Arrays are useful, but after building the array, convert it to a string of 1's and .'s. Then search (using the FIND function) for 5 consecutive ones, or else 5 ones and a single . in 6 consecutive positions.

data have;
input patient $ 1 @3 month monthcnt;
datalines;
A 1 1
A 2 2
A 3 3
A 4 4
A 5 5
A 6 6
B 1 1
B 3 2
B 4 3
B 5 4
B 6 5
C 7 1
C 8 2
C 9 3
D 1 1
D 4 2
D 5 3
D 6 4
D 7 5
D 8 6
;
data want (drop=_:);
  array _mnths {20} ;
  do until (last.patient);
    set have ;
    by patient;
    _mnths{month}=1;
  end;
  _strng=cats(of _mnths{*});
  do _srch='11111','1.1111','11.111','111.11','1111.1' until (_f^=0);
   _f=find(_strng,_srch);
  end;

  do until (last.patient);  /* Reread and (optionally) output this patient*/
    set have;
    by patient;
    if _f^=0 then output;
  end;
run;

And if you are worried about indexing multiple months over consecutive years, then just declare a 2-way array, as in:

  array mnths {2014:2016,1:12} ;

Then you can populate the array via statements like:

  mnths{year,month}=1;

The CATS function will concatenate the 1's and .'s in chronological order (assuming the major index is year and the minor index is month), so the rest of the code works unmodified.

Re: Count continuous months allowing one gap

aaronh — Tue, 16 Mar 2021 14:16:45 GMT

Thank you!

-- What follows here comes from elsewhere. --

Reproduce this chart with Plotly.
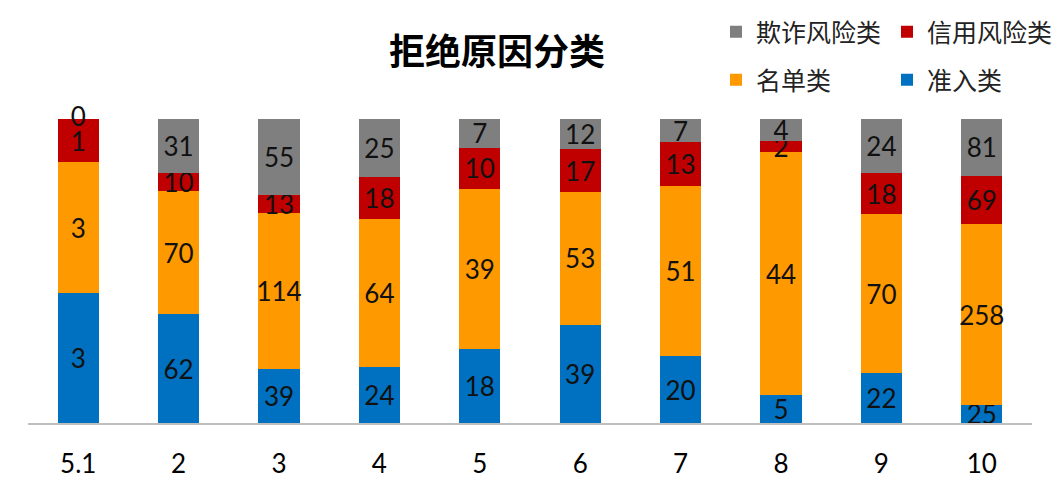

This is very cool... though if I've understood the code correctly, it may require some more tweaking when a patient visited more than 6 months in a row.

Re: Count continuous months allowing one gap

maguiremq — Tue, 16 Mar 2021 14:19:27 GMT

Certainly. I'll update the code to include the >= operator.

Re: Count continuous months allowing one gap

aaronh — Tue, 16 Mar 2021 14:21:02 GMT

Interestingly, one of my colleagues suggested me something that's essentially what you've put down here. It may be a bit challenging to search using an array directly, but if we concatenate all of the indicator variables into one variable, and then use the find() function, it becomes way less complicated. We just need to take note to exhaust all of the possible combinations of the '1111.1' etc etc. Thank you.